■ What the task requires ■
Pull out the lines running from the one with "Recreate this image" to the one with "68.3, 70.1, 71.9, 73.6, 80.0, 90.6, 100]", inclusive, word for word. Drop any picture.

■ Records to use ■

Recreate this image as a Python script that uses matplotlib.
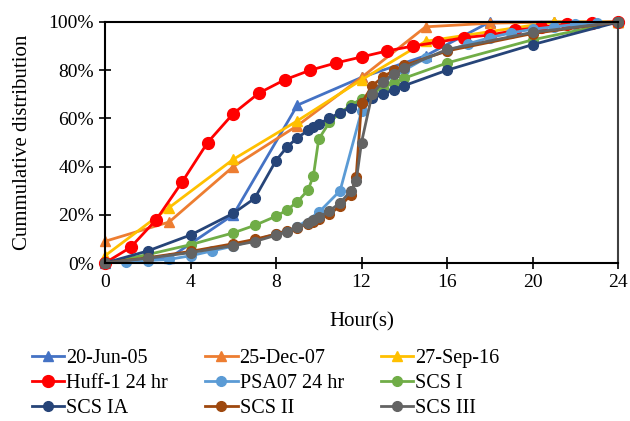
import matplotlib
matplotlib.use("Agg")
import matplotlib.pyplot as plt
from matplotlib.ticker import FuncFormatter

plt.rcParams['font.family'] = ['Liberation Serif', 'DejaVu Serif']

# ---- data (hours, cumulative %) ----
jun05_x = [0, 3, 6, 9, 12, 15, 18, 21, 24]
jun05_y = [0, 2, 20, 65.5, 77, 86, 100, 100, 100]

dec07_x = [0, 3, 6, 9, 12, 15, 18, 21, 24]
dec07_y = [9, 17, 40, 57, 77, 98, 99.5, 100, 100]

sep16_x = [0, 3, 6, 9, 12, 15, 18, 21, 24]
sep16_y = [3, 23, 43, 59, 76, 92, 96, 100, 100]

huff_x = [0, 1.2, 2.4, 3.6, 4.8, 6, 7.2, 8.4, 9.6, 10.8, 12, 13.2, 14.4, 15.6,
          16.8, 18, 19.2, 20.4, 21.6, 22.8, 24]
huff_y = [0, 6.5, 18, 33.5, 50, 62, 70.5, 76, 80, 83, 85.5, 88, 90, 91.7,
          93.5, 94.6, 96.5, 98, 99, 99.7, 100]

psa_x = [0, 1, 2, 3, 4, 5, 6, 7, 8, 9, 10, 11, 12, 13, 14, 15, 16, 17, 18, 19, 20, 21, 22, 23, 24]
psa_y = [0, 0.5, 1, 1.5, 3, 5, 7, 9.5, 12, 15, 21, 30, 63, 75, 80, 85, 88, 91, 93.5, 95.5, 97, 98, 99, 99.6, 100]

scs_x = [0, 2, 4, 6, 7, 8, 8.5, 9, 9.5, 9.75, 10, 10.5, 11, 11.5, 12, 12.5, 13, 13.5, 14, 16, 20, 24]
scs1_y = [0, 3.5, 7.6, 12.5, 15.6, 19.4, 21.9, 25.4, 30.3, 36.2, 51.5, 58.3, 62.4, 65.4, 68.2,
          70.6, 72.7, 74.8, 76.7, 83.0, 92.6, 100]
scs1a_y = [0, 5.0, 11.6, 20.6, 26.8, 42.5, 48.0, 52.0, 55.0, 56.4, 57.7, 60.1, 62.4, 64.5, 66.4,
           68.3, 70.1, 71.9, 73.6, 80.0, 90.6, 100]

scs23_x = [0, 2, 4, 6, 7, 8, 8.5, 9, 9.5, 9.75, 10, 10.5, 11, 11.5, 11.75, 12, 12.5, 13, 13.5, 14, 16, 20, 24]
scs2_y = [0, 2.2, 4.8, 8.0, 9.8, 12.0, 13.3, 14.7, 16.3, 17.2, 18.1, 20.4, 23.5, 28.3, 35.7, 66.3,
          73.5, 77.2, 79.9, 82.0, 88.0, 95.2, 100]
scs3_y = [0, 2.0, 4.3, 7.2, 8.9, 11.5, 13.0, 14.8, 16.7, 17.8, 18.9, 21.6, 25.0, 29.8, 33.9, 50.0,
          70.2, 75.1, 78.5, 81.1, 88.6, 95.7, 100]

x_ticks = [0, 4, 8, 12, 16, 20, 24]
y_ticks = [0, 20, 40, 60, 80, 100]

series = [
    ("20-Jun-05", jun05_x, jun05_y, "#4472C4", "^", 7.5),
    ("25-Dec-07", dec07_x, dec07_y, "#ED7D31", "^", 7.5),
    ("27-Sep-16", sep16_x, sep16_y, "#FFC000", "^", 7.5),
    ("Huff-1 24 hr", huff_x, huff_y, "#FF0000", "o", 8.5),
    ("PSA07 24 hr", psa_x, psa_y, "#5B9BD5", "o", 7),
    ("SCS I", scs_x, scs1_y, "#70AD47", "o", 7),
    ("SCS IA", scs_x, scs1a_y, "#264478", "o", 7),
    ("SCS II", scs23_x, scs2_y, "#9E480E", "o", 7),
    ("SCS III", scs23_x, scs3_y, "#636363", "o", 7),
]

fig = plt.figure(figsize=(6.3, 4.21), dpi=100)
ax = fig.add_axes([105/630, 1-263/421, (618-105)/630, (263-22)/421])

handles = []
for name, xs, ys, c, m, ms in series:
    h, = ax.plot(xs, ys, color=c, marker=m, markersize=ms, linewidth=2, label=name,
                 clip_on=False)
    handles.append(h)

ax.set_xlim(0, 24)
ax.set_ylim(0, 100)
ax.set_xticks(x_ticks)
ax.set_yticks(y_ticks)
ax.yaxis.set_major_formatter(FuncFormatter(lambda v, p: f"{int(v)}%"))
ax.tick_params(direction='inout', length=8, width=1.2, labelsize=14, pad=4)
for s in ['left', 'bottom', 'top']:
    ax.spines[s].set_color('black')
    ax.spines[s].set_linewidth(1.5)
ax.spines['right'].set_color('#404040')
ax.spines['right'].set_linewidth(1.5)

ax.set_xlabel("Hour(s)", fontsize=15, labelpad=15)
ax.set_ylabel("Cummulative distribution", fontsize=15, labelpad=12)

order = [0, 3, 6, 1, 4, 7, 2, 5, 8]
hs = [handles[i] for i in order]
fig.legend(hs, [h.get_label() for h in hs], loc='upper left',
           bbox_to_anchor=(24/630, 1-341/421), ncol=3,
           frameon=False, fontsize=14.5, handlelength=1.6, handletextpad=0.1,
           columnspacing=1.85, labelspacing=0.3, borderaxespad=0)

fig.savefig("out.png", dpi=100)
==
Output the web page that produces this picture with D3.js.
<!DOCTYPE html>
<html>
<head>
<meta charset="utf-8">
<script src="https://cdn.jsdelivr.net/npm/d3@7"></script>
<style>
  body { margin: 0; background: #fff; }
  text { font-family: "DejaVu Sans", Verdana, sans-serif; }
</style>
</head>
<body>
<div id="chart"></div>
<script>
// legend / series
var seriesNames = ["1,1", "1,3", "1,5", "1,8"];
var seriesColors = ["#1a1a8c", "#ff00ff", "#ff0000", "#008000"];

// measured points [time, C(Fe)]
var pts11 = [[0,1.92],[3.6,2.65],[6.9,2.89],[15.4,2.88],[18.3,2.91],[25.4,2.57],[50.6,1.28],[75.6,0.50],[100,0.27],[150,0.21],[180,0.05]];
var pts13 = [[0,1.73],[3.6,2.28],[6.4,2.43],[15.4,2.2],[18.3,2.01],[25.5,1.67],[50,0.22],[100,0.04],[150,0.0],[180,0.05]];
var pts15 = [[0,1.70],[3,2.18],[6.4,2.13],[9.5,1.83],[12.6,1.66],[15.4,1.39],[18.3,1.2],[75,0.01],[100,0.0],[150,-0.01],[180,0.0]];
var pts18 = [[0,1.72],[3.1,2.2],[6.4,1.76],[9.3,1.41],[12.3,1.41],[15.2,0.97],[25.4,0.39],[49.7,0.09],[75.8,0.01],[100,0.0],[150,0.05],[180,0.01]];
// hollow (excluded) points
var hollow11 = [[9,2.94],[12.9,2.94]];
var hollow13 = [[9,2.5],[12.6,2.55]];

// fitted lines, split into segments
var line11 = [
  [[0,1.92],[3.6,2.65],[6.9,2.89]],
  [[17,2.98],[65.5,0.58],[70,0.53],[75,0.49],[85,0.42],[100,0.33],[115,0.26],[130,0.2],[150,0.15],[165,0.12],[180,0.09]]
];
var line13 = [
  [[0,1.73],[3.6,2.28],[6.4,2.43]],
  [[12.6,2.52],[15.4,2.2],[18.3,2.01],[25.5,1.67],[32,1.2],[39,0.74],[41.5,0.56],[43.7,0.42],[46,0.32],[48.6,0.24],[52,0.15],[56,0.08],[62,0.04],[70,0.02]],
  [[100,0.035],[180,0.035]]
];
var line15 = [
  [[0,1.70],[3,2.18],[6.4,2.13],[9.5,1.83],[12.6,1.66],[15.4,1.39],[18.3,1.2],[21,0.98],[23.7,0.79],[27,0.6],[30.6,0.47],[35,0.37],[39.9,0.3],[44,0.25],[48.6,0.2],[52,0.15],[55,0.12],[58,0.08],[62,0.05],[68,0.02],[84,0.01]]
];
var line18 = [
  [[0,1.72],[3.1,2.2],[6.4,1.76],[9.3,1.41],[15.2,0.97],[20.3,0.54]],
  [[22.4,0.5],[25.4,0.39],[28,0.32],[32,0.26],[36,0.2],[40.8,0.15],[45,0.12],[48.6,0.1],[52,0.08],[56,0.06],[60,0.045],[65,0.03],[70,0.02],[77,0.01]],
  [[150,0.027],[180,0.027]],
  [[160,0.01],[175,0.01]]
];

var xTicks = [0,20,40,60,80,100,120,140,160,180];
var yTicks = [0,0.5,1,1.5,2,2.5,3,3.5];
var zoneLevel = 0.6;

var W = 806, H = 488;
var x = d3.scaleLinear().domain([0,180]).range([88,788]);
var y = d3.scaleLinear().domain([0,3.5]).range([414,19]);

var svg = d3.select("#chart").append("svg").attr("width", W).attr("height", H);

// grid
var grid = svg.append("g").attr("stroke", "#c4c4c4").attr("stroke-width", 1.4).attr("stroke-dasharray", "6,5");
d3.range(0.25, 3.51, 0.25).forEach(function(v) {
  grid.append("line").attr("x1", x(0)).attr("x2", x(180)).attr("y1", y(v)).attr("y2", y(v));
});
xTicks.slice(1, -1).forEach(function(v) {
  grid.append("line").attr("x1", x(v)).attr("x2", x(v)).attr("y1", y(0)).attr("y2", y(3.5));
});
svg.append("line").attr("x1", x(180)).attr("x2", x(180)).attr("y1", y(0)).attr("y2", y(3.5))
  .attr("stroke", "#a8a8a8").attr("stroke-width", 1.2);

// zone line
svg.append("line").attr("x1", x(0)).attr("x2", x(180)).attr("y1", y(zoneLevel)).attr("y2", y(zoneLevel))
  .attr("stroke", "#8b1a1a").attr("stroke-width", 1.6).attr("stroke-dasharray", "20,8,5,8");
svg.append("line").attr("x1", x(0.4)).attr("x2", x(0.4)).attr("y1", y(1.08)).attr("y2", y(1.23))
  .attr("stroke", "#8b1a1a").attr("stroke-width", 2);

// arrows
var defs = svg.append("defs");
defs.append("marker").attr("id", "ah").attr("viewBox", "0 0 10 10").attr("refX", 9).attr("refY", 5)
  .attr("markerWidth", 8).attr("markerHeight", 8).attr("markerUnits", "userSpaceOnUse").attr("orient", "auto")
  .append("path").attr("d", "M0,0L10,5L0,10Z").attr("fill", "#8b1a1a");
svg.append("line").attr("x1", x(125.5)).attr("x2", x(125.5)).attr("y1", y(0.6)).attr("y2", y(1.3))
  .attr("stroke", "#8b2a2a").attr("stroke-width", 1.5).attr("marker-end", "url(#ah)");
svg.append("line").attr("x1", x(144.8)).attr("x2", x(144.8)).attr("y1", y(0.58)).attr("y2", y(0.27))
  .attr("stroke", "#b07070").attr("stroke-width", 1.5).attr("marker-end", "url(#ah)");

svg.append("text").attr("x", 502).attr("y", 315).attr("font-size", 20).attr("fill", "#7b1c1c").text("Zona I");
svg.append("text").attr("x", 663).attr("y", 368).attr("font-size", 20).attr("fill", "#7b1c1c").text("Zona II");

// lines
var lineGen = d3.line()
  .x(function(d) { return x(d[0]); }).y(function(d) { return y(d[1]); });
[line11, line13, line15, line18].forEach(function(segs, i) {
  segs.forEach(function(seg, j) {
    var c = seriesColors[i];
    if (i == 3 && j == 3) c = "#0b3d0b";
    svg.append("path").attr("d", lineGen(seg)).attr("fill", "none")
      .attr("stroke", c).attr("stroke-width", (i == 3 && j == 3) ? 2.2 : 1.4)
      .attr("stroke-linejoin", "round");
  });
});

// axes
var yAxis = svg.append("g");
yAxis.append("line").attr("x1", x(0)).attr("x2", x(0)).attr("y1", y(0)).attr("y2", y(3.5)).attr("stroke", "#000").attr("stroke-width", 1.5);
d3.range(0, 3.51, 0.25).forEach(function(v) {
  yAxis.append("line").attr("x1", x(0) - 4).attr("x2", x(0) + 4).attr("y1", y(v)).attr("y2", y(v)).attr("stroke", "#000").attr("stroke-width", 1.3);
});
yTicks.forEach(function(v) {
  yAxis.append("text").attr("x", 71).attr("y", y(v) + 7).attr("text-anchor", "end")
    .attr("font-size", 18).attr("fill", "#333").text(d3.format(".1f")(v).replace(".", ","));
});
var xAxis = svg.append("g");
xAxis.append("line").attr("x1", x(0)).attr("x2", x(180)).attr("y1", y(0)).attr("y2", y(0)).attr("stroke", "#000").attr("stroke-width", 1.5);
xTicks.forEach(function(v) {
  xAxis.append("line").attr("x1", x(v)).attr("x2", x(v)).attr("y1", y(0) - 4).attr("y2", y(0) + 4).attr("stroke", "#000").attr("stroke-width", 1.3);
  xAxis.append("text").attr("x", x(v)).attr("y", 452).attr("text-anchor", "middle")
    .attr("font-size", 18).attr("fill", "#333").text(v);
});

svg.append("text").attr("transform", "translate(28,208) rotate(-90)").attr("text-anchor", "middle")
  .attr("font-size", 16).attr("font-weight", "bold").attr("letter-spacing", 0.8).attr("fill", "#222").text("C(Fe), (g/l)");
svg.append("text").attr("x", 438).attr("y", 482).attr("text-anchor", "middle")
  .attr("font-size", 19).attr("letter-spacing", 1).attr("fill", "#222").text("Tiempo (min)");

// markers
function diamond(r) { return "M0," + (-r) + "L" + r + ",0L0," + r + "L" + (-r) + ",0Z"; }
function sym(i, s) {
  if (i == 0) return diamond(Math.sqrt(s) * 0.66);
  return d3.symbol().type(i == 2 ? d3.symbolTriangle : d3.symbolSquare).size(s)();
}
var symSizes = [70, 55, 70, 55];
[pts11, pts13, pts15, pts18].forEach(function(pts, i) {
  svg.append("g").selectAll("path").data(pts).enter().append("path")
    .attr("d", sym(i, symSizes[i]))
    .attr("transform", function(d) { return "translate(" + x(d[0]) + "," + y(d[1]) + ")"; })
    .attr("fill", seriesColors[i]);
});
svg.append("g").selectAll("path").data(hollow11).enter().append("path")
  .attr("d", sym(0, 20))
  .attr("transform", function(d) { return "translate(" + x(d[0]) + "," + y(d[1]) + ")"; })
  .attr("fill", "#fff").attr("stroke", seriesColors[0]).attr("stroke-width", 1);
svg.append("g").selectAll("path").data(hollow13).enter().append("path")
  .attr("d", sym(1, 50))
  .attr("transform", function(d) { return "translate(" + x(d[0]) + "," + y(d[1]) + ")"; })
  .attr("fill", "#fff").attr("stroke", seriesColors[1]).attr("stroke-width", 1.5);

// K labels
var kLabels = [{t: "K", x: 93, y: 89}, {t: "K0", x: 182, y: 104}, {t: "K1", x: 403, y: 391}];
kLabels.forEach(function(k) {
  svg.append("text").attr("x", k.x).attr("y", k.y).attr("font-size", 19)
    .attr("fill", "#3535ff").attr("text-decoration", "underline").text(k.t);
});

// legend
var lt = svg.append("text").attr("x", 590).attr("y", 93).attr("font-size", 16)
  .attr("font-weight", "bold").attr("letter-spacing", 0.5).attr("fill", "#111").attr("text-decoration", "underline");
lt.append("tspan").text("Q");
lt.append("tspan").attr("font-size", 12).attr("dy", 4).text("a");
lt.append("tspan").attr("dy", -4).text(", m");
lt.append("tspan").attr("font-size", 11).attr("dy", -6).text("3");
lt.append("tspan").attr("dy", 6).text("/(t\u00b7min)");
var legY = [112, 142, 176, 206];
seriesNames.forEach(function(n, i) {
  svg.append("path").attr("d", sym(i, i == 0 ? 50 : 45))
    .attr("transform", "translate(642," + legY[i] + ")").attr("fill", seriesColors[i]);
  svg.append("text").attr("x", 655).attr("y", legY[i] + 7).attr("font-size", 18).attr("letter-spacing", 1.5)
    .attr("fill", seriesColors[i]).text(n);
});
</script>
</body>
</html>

■ Task answer ■
Recreate this image as a Python script that uses matplotlib.
import matplotlib
matplotlib.use("Agg")
import matplotlib.pyplot as plt
from matplotlib.ticker import FuncFormatter

plt.rcParams['font.family'] = ['Liberation Serif', 'DejaVu Serif']

# ---- data (hours, cumulative %) ----
jun05_x = [0, 3, 6, 9, 12, 15, 18, 21, 24]
jun05_y = [0, 2, 20, 65.5, 77, 86, 100, 100, 100]

dec07_x = [0, 3, 6, 9, 12, 15, 18, 21, 24]
dec07_y = [9, 17, 40, 57, 77, 98, 99.5, 100, 100]

sep16_x = [0, 3, 6, 9, 12, 15, 18, 21, 24]
sep16_y = [3, 23, 43, 59, 76, 92, 96, 100, 100]

huff_x = [0, 1.2, 2.4, 3.6, 4.8, 6, 7.2, 8.4, 9.6, 10.8, 12, 13.2, 14.4, 15.6,
          16.8, 18, 19.2, 20.4, 21.6, 22.8, 24]
huff_y = [0, 6.5, 18, 33.5, 50, 62, 70.5, 76, 80, 83, 85.5, 88, 90, 91.7,
          93.5, 94.6, 96.5, 98, 99, 99.7, 100]

psa_x = [0, 1, 2, 3, 4, 5, 6, 7, 8, 9, 10, 11, 12, 13, 14, 15, 16, 17, 18, 19, 20, 21, 22, 23, 24]
psa_y = [0, 0.5, 1, 1.5, 3, 5, 7, 9.5, 12, 15, 21, 30, 63, 75, 80, 85, 88, 91, 93.5, 95.5, 97, 98, 99, 99.6, 100]

scs_x = [0, 2, 4, 6, 7, 8, 8.5, 9, 9.5, 9.75, 10, 10.5, 11, 11.5, 12, 12.5, 13, 13.5, 14, 16, 20, 24]
scs1_y = [0, 3.5, 7.6, 12.5, 15.6, 19.4, 21.9, 25.4, 30.3, 36.2, 51.5, 58.3, 62.4, 65.4, 68.2,
          70.6, 72.7, 74.8, 76.7, 83.0, 92.6, 100]
scs1a_y = [0, 5.0, 11.6, 20.6, 26.8, 42.5, 48.0, 52.0, 55.0, 56.4, 57.7, 60.1, 62.4, 64.5, 66.4,
           68.3, 70.1, 71.9, 73.6, 80.0, 90.6, 100]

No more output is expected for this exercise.